Além dos seres humanos

O tratamento que dispensamos aos animais não humanos, para finalidades de pesquisa e de produção e consumo, vem passando por mudanças graduais. Diferentes áreas da ciência têm aumentado nossa compreensão sobre cognição e dor em bichos, fazendo com que seja cada vez menos aceito o uso de animais em pesquisas. Sua criação para a obtenção de alimentos também tem sido crescentemente questionada. Além das preocupações éticas, há inquietações com impactos, como a pegada de carbono, e amplia-se a oferta de alimentos substitutos, de origem vegetal.

O conhecimento que vem sendo produzido sobre esse tema integra um campo de estudos denominado ciência do bem-estar animal. Foi impulsionado pelo reconhecimento, nos anos 1960, da crueldade na criação de animais de corte. Nos anos 1980, foi instituída na Universidade de Cambridge, no Reino Unido, a primeira disciplina acadêmica dessa área e na década seguinte surgiram revistas científicas dedicadas a essas questões.

Esse campo de estudos relativamente recente é incentivado pela pressão de cidadãos e consumidores, muitas vezes embasando legislações nacionais de proteção e cuidados. Mas também envolve grandes interesses econômicos, como o aumento da produtividade e da sustentabilidade dessa indústria. Esses interesses tornam mais complexas as questões éticas que se colocam nas pesquisas. A reportagem de capa desta edição apresenta aspectos dessa discussão multifacetada no país e do conhecimento científico que alimenta o debate.

A complexidade científica e ética em torno do uso de animais como modelo para o estudo de doenças é objeto de outra reportagem. Pesquisadores identificaram em macacos-prego idosos, que morreram naturalmente, lesões típicas de Alzheimer. Considerados um dos mais inteligentes das Américas, esses pequenos primatas podem ajudar nos estudos da evolução da doença e na busca por tratamentos da que é a forma mais frequente de demência em humanos.
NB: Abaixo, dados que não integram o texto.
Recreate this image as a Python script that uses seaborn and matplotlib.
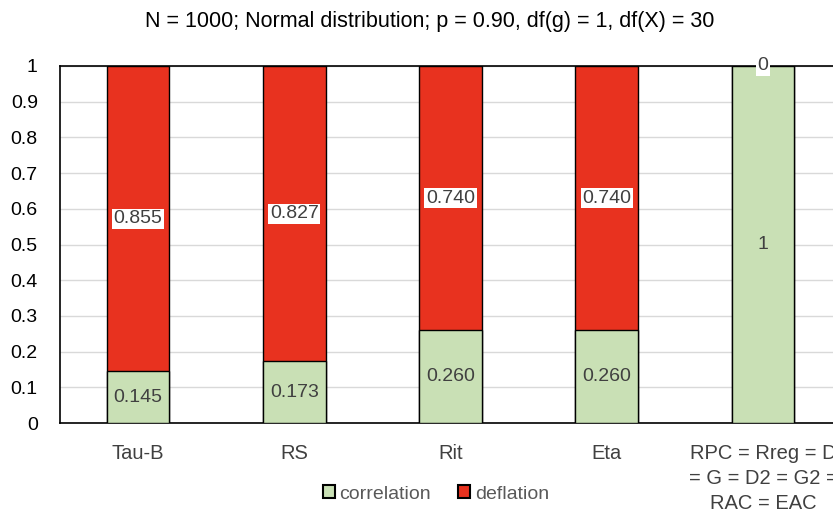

Nossa colaboradora Giselle Soares conta como pesquisadores dessa área frequentemente dependem, em suas investigações sobre o Alzheimer, de modelos nem sempre ideais, desde a cultura de células em laboratório, passando por vermes, moscas-das-frutas e roedores.

Esta edição traz dois perfis de pesquisadoras proeminentes que marcaram a ciência no Brasil. A economista Maria da Conceição Tavares, morta em 8 de junho aos 94 anos, foi original e instigante em sua produção intelectual e na sua persona pública. A também economista Maria Silvia Possas escreveu, em artigo biográfico na revista Estudos Avançados, publicado em 2001, que Tavares “tornou-se célebre não só pelo vigor de seu pensamento, mas também pela paixão com que defendia seus pontos de vista”.

Seis anos mais velha, a psicóloga Carolina Bori, que teria completado 100 anos em janeiro, em 1987 se tornou a primeira mulher a presidir a Sociedade Brasileira para o Progresso da Ciência – quase 40 anos após sua fundação, em 1948. Atuante na comunidade científica, criou uma comissão que preparou a “Proposta da SBPC para a Constituinte”. Dela resultou o artigo 218 sobre ciência e tecnologia na Constituição de 1988, o primeiro em uma Carta Magna brasileira. Foi figura central na institucionalização do ensino e dos estudos de psicologia no país.